The General Felix K. Zollicoffer Monument in Pulaski County, Kentucky, near Nancy, Kentucky, commemorates the death of Confederate General Felix K. Zollicoffer, who died here at the Battle of Mill Springs. A native of nearby Tennessee, he fought for the Confederacy. Zollicoffer was killed due to not realizing he was approaching Union lines instead of the Confederate line.

The monument was placed in 1910 by Bennett H. Young, who rode with Confederate general John Hunt Morgan. Each Memorial Day a young girl from Nancy named Dorotha Burton decorated a white oak tree in Zollicoffer's honor. This was the inspiration for placing the monument only a few feet away from the tree.
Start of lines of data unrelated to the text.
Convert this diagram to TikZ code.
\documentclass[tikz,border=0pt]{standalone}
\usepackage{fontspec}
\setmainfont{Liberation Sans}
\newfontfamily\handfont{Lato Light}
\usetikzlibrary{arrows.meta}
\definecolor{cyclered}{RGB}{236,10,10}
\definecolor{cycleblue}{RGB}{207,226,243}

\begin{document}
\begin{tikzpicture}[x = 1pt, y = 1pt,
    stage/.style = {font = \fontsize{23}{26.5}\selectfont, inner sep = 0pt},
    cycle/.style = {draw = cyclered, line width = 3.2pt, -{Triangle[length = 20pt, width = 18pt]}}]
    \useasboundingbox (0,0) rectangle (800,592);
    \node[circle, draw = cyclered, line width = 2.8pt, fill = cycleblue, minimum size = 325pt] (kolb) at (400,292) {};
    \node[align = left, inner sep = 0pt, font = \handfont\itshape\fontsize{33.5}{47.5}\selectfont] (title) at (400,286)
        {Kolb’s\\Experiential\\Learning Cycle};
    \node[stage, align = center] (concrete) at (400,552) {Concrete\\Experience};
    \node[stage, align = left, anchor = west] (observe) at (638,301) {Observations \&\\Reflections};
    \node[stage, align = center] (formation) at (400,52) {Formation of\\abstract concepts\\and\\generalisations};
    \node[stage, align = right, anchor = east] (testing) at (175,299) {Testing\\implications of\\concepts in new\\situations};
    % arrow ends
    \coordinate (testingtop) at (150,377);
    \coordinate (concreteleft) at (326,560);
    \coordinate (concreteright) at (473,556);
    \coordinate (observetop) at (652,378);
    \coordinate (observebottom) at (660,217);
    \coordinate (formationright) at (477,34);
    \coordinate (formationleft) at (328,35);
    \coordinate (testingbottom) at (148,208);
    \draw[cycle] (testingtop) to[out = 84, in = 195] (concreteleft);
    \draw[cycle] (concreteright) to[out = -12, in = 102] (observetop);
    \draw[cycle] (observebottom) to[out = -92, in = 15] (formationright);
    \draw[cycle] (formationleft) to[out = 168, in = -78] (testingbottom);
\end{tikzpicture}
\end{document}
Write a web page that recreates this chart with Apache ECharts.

In the 1990s the tree was destroyed by lightning, but a sapling from that tree was put in its place, and is also called the Zollicoffer tree.

The monument is an 8 ft tall obelisk made of roughly hewed limestone. The description mentions not only Zollicoffer, but the other Confederates who died during the Battle of Mill Springs.

On July 17, 1997, the General Felix K. Zollicoffer Monument was one of sixty-one different monuments related to the Civil War in Kentucky placed on the National Register of Historic Places, as part of the Civil War Monuments of Kentucky Multiple Property Submission. Only a few feet away is another of the so-honored monuments: the Confederate Mass Grave Monument in Somerset. The other monument on the list in Pulaski County is the Battle of Dutton's Hill Monument north of Somerset, Kentucky.